JAKARTA – Salah satu upaya strategis untuk memacu kinerja industri manufaktur adalah harmonisasi kebijakan dan peraturan lintas kementerian. Hal ini yang telah menjadi bagian dari program prioritas nasional berdasarkan peta jalan Making Indonesia 4.0.
“Jadi, melalui kebijakan yang harmonis, aktivitas industri bisa terjaga dengan misalnya mendapatkan pasokan bahan baku, baik dari dalam maupun luar negeri. Selain itu, industri juga membutuhkan sumber daya manusia (SDM) dan teknologi. Ini yang tidak terpisahkan,” papar Menteri Perindustrian Airlangga Hartarto. Menperin menjelaskan, pemerintah saat ini ingin mengembalikan industri manufaktur menjadi sektor andalan dalam mengakselerasi pertumbuhan ekonomi nasional.
Baca Juga: Pemilu Diprediksi Berdampak Positif untuk Industri Manufaktur
Guna mencapai sasaran tersebut, diperlukan langkah kolaborasi dan sinergi antara pemangku kepentingan terkait mulai dari pemerintah, pelaku usaha, akademisi, hingga masyarakat. “Dengan Making Indonesia 4.0, kita harus optimistis mengembalikan industri manufaktur sebagai sektor mainstream dalam pembangunan nasional sehingga Kementerian Perindustrian tidak sendirian dalam upaya menjalankan pengembangan industri di Indonesia,” tuturnya. Airlangga menambahkan, agar industri nasional semakin berdaya saing global, dibutuhkan pula biaya energi yang lebih kompetitif seperti listrik dan gas industri.

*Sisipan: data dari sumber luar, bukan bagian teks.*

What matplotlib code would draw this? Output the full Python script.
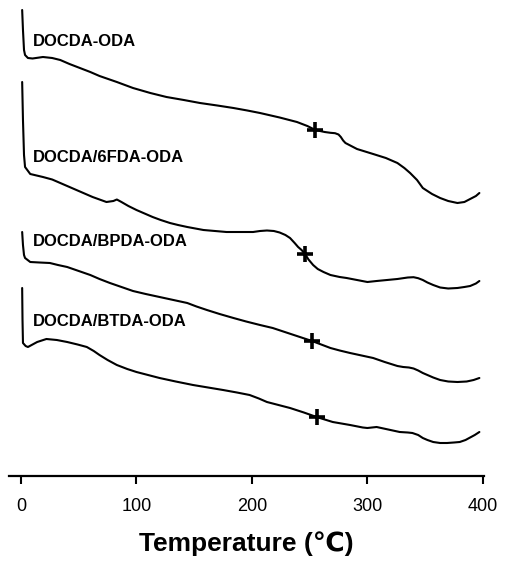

“Pemerintah bertekad untuk terus menciptakan iklim investasi yang kondusif, termasuk melalui pemberian fasilitas insentif fiskal berupa tax holiday dan tax allowance ,” imbuhnya. Apalagi, saat ini pemerintah sudah mencanangkan penerapan sistem Online Single Submission (OSS) untuk penyederhanaan perizinan usaha yang sejalan dengan kebijakan Pelayanan Terpadu Satu Pintu (PTSP). Program ini juga bertujuan guna menarik investor lebih banyak. “Dengan sistem OSS, begitu investor daftar, kemudian memenuhi syarat, dia langsung dapat tax holiday. Jadi lebih mudah. Baik itu investasi yang di bawah atau di atas Rp500 miliar, mereka akan dapat sekian tahun. Sedangkan, kalau di atas Rp30 triliun, bisa dapat tax holiday 20 tahun,” sebutnya.
Menperin meyakini, apabila kebijakan-kebijakan tersebut berjalan baik, bakal terjadi penambahan investasi, pertumbuhan populasi, dan peningkatan nilai tambah di sektor industri. Hingga Desember 2018 investasi industri nonmigas diperkirakan mencapai Rp226,18 triliun. Sementara itu, Ketua Umum Asosiasi Pengusaha Indonesia (APINDO) Hariyadi B Sukamdani mengatakan, pengembangan industri di Indonesia tidak semata bagian dari tugas Kemenperin, melainkan juga terkait dengan kementerian lain.
“Oleh karenanya diperlukan dukungan seperti Kementerian Keuangan untuk fiskalnya, Kementerian Perdagangan tentang distribusinya, dan BKPM mengenai investasi,” jelasnya. Wakil Presiden Direktur PT Pan Brothers Tbk Anne Patricia Sutanto mengakui dalam upaya membangun industri nasional yang berdaya saing global dibutuhkan waktu yang tidak singkat. Apalagi di sektor hulu untuk kembali untung dari investasinya bisa memakan waktu hingga tujuh tahun.
“Saya rasa semua pengusaha tidak ada yang mau dirugikan. Untuk itu, konsistensi pemerintah perlu bersifat panjang. Jadi, harus ada keselarasan di regulasinya, terutama dalam menghadapi industri 4.0,” ungkapnya.